If the clinical conditions require it, the post with through-hole can be left in situ, since the hole still allows the tip of the root to be reached with the appropriate instruments which reach the tip of the root through the post.

The invention described can be subject to numerous modifications and variations without thereby departing from the scope of the inventive concept. Moreover, all the details of the invention may be substituted by technically equivalent elements.

Claims

1. A supporting element (1) for dental prostheses (2) which can be applied in root canals (3) of teeth treated with endodontic techniques, characterised in that it comprises a post (4) with a radial cross-section which is inhomogeneous and which is designed to form, along its longitudinal axis (X), a duct (5) forming a guide for the passage of an instrument (6) for treating the root canal (3) or an instrument (7) for removing the post (4) from the root canal (3).

2. The element according to claim 1, characterised in that the post (4) comprises the guide duct (5) formed by a central through-hole passing along the entire longitudinal axis (X) of the post (4) and designed to guide the treatment instrument (6) or the removal instrument (7).

3. The element according to claim 1, characterised in that the post (4) comprises the guide duct (5) made of soft material, or at least softer than the material used to make the rest of the post (4), the duct (5) being designed to guide the removal instrument (7) to allow removal of the post (4) only.

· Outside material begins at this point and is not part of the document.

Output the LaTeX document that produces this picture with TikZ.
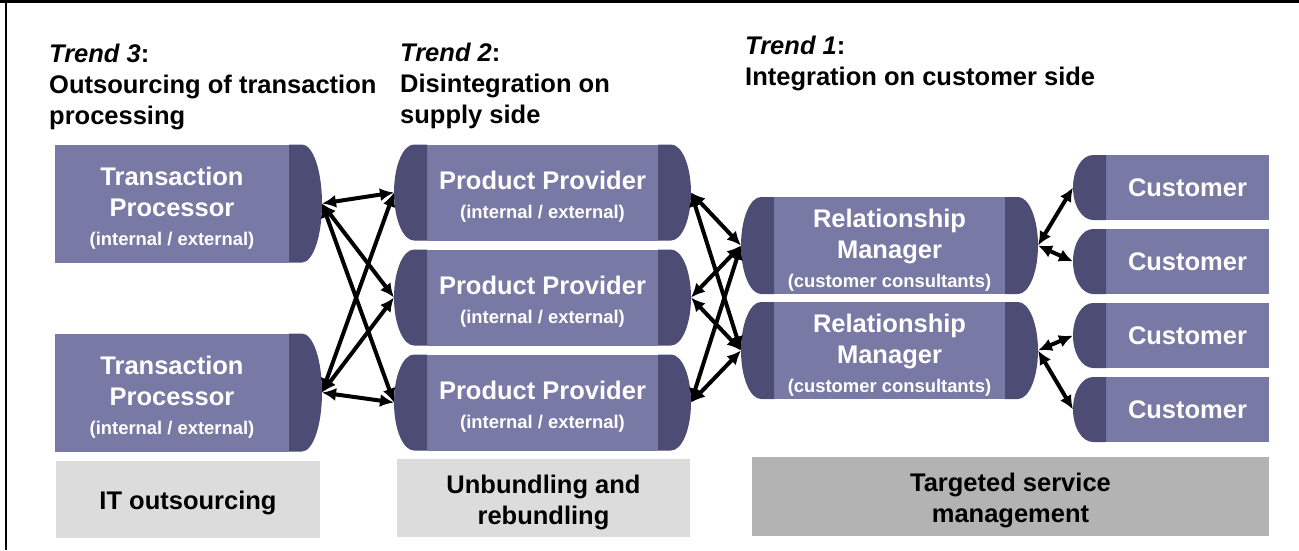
\documentclass[tikz,border=0pt]{standalone}
\usepackage{fontspec}
\setmainfont{Liberation Sans}
\usepackage{tikz}
\usetikzlibrary{arrows.meta, positioning, calc}
\definecolor{boxfill}{RGB}{121,121,166}
\definecolor{capfill}{RGB}{76,76,116}
\definecolor{lightgrey}{RGB}{220,220,220}
\definecolor{midgrey}{RGB}{179,179,179}
\newcommand{\bigfont}{\fontsize{25.5}{31}\selectfont\bfseries}
\newcommand{\smallfont}{\fontsize{18.4}{22}\selectfont}
\newcommand{\toprule}{\rule{0pt}{27pt}}
\newcommand{\rightcap}[1]{%
    \coordinate (#1-rt) at ([xshift=13pt]#1.north east);
    \coordinate (#1-rtip) at ([xshift=33pt]#1.east);
    \coordinate (#1-rb) at ([xshift=13pt]#1.south east);
    \fill[capfill] (#1.north east) -- (#1-rt)
        .. controls ($(#1-rt)!0.552!(#1-rt -| #1-rtip)$) and ($(#1-rtip)!0.552!(#1-rt -| #1-rtip)$) .. (#1-rtip)
        .. controls ($(#1-rtip)!0.552!(#1-rb -| #1-rtip)$) and ($(#1-rb)!0.552!(#1-rb -| #1-rtip)$) .. (#1-rb)
        -- (#1.south east) -- cycle;}
\newcommand{\leftcap}[1]{%
    \coordinate (#1-lt) at ([xshift=-13pt]#1.north west);
    \coordinate (#1-ltip) at ([xshift=-33pt]#1.west);
    \coordinate (#1-lb) at ([xshift=-13pt]#1.south west);
    \fill[capfill] (#1.north west) -- (#1-lt)
        .. controls ($(#1-lt)!0.552!(#1-lt -| #1-ltip)$) and ($(#1-ltip)!0.552!(#1-lt -| #1-ltip)$) .. (#1-ltip)
        .. controls ($(#1-ltip)!0.552!(#1-lb -| #1-ltip)$) and ($(#1-lb)!0.552!(#1-lb -| #1-ltip)$) .. (#1-lb)
        -- (#1.south west) -- cycle;}
\tikzset{
    unit/.style={rectangle, fill=boxfill, text=white, font=\bigfont, align=center, inner sep=0pt, outer sep=0pt},
    tproc/.style={unit, minimum width=234pt, minimum height=118pt},
    prov/.style={unit, minimum width=231pt, minimum height=96pt},
    relm/.style={unit, minimum width=231pt, minimum height=97pt},
    cust/.style={unit, minimum width=163pt, minimum height=65pt},
    band/.style={rectangle, font=\fontsize{25.5}{31}\selectfont\bfseries, align=center, inner sep=0pt, outer sep=0pt},
    title/.style={anchor=north west, font=\fontsize{25.5}{31}\selectfont\bfseries, align=left, inner sep=0pt},
    link/.style={line width=4pt, {Latex[length=14pt,width=13pt]}-{Latex[length=14pt,width=13pt]}}
}

\begin{document}
\begin{tikzpicture}[x=1pt, y=-1pt, node distance=9pt]
    \useasboundingbox (0,0) rectangle (1299,550);
    \draw[line width=3.4pt] (0,1.7) -- (1299,1.7);
    \draw[line width=2.4pt] (6.2,0) -- (6.2,550);

    % Trends
    \node (trend3) [title] at (49,44) {\textit{Trend 3}:\\Outsourcing of transaction\\processing};
    \node (trend2) [title] at (400,43) {\textit{Trend 2}:\\Disintegration on\\supply side};
    \node (trend1) [title] at (745,36) {\textit{Trend 1}:\\Integration on customer side};

    % Nodes
    \node (tp1) [tproc] at (172,203.5) {\toprule Transaction\\Processor\\[-2pt]{\smallfont (internal / external)}};
    \node (tp2) [tproc] at (172,392.5) {\toprule Transaction\\Processor\\[-2pt]{\smallfont (internal / external)}};
    \node (pp1) [prov] at (542.5,192.5) {\toprule Product Provider\\[-2pt]{\smallfont (internal / external)}};
    \node (pp2) [prov, below=of pp1] {\toprule Product Provider\\[-2pt]{\smallfont (internal / external)}};
    \node (pp3) [prov, below=of pp2] {\toprule Product Provider\\[-2pt]{\smallfont (internal / external)}};
    \node (rm1) [relm] at (889.5,245.5) {\toprule Relationship\\Manager\\[-2pt]{\smallfont (customer consultants)}};
    \node (rm2) [relm, below=8pt of rm1] {\toprule Relationship\\Manager\\[-2pt]{\smallfont (customer consultants)}};
    \node (c1) [cust] at (1187.5,187.5) {Customer};
    \node (c2) [cust, below=of c1] {Customer};
    \node (c3) [cust, below=of c2] {Customer};
    \node (c4) [cust, below=of c3] {Customer};

    % Caps
    \rightcap{tp1} \rightcap{tp2}
    \leftcap{pp1} \rightcap{pp1}
    \leftcap{pp2} \rightcap{pp2}
    \leftcap{pp3} \rightcap{pp3}
    \leftcap{rm1} \rightcap{rm1}
    \leftcap{rm2} \rightcap{rm2}
    \leftcap{c1} \leftcap{c2} \leftcap{c3} \leftcap{c4}

    % Bands
    \node (itout) [band, fill=lightgrey, minimum width=264pt, minimum height=77pt] at (188,499.5) {\rule{0pt}{25pt}IT outsourcing};
    \node (unbund) [band, fill=lightgrey, minimum width=293pt, minimum height=78pt] at (543.5,498) {\toprule Unbundling and\\rebundling};
    \node (target) [band, fill=midgrey, minimum width=517pt, minimum height=79pt] at (1010.5,496.5) {\toprule Targeted service\\management};

    % Arrows
    \draw [link] (tp1-rtip) -- (pp1-ltip);
    \draw [link] (tp1-rtip) -- (pp2-ltip);
    \draw [link] (tp1-rtip) -- (pp3-ltip);
    \draw [link] (tp2-rtip) -- (pp1-ltip);
    \draw [link] (tp2-rtip) -- (pp2-ltip);
    \draw [link] (tp2-rtip) -- (pp3-ltip);
    \draw [link] (pp1-rtip) -- (rm1-ltip);
    \draw [link] (pp1-rtip) -- (rm2-ltip);
    \draw [link] (pp2-rtip) -- (rm1-ltip);
    \draw [link] (pp2-rtip) -- (rm2-ltip);
    \draw [link] (pp3-rtip) -- (rm1-ltip);
    \draw [link] (pp3-rtip) -- (rm2-ltip);
    \draw [link] (rm1-rtip) -- (c1-ltip);
    \draw [link] (rm1-rtip) -- (c2-ltip);
    \draw [link] (rm2-rtip) -- (c3-ltip);
    \draw [link] (rm2-rtip) -- (c4-ltip);
\end{tikzpicture}
\end{document}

4. The element according to claim 1, characterised in that the post (4) has a first portion (4a) which is cylindrical and an end portion (4b) which is tapered.

5. The element according to claim 3, characterised in that the post (4) is made of a material comprising polymer-matrix composite fibre and the duct (5) consists of soft material.

6. The element according to claim 3, characterised in that the post (4) is made of a material comprising pretensioned polymer-matrix composite fibre and the duct (5) consists of soft material.

7. The element according to claim 3, characterised in that the duct (5) consists of a cylindrical portion of soft material, made at the neutral bending axis of the post (4).

8. The element according to claim 1, characterised in that at least part of the post (4) is made of pretensioned carbon fibres.

9. The element according to claim 1, characterised in that at least part of the post (4) is made of pretensioned boron fibres.

10. The element according to claim 1, characterised in that at least part of the post (4) is made of pretensioned aramidic fibres.

11. The element according to claim 1, characterised in that at least part of the post (4) is made of pretensioned ceramic fibres.

12. The element according to claim 1, characterised in that at least part of the post (4) is made of pretensioned quartz fibres.

13. The element according to claim 1, characterised in that at least part of the post (4) is made of pretensioned whisker fibres.

14. The element according to claim 1, characterised in that at least part of the post (4) is made of pretensioned silica fibres.

15. The element according to claim 1, characterised in that at least part of the post (4) is made of pretensioned metal fibres.

16. The element according to claim 1, characterised in that at least part of the post (4) is made of pretensioned glass fibres.

17. The element according to claim 3, characterised in that the duct (5) consists of a cylindrical portion of material which is heat-resistant, radiopaque and inert and which is softer than the material used to make the rest of the post (4).

18. The element according to claim 17, characterised in that the cylindrical portion (5) consists of material which is a compressed powder.

19. The element according to claim 17, characterised in that the cylindrical portion (5) consists of a sintered powdered material.

20. The element according to claim 17, characterised in that the cylindrical portion (5) consists of a polymeric material formed by monofilaments.

21. The element according to claim 17, characterised in that the cylindrical portion (5) consists of a polymeric material in a solid paste.

22. The element according to claim 17, characterised in that the cylindrical portion (5) consists of a rubber material.

23. The element according to claim 17, characterised in that the cylindrical portion (5) consists of a transparent rubber material.